Who Cares About an ECB Rate Cut? Not the Euro
Talk of a rate cut usually sends a currency lower, so no wonder analysts are puzzled as the euro holds firm in the face of growing speculation that the European Central Bank will lower interest rates when it meets on Thursday.
The single currency hovered near $1.31 on Tuesday, up 2.7 percent from more than four-month lows hit in early April, brushing off latest signs of weakness in the euro zone economy that analysts say support the case for a rate cut this week.
"We have now seen evidence of weaker consumer, business and investor confidence and if the central bank does not act now, they risk allowing the sour mood to slow growth even further," Kathy Lien, managing director at BK Asset Management, said in a note. "Yet with a rate cut looming, many traders may be wondering why the euro refuses to fall. "
Data on Monday showed that confidence in the euro zone's economy fell for a second straight month in April and by more than expected, the latest sign of poor economic growth in the euro area.
According to Lien, one reason the euro may not be reacting to the rate-cut talk is that markets have already priced a quarter point reduction in rates and are holding out for more aggressive action from the central bank before they sell the single currency.
"The euro is trading like it wants more aggressive action from the ECB beyond a rate cut to break below $1.2950," she said. "In other words, investors already expect the ECB to ease, so if they [policymakers] do not follow up with a bolder commitment, euro/dollar … could end up still trading above $1.30."
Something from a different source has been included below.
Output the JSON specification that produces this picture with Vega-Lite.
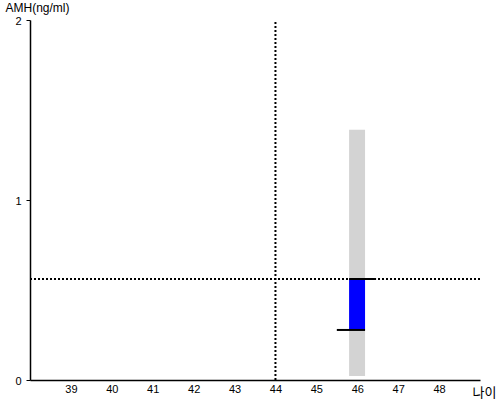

(Read More: ECB Rate Cut Could Bring 'Disappointment')
The ECB's key interest rate is 0.75 percent and the scope for further monetary easing via rate cuts is limited. This means the central bank may have to consider mulling other stimulus measures such as buying bonds, analysts say.
"We're looking for a rate-cut this week, what is important is if there is any implementation of non-standard measures and this is what could impact the euro and trigger downward pressure," Mitul Kotecha, head of global currency strategy at Credit Agricole, told CNBC's "Capital Connection."
Ray Attrill, co-head of currency strategy at National Australia Bank, in Sydney, gave another reason for the euro's resilience: foreign demand for euro zone assets.
He pointed to a successful auction of Italian government bonds on Monday as a sign that foreign demand for peripheral euro zone bonds remains strong. The formation of a new Italian cabinet at the weekend meanwhile has ended two months of political deadlock and lifted sentiment in bond markets.
(Read More: Italy's New Government Passes First Market Test)
"Also generally, we have a global investor community that is still underweight euro zone assets, so I think there is a bit of a chase for capital gains in the euro peripheral area," Attrill said.
"This is probably bringing some capital inflow into the euro zone and that for the moment appears to be trumping the weakness in the numbers that is likely to force the ECB into some easing action," he said.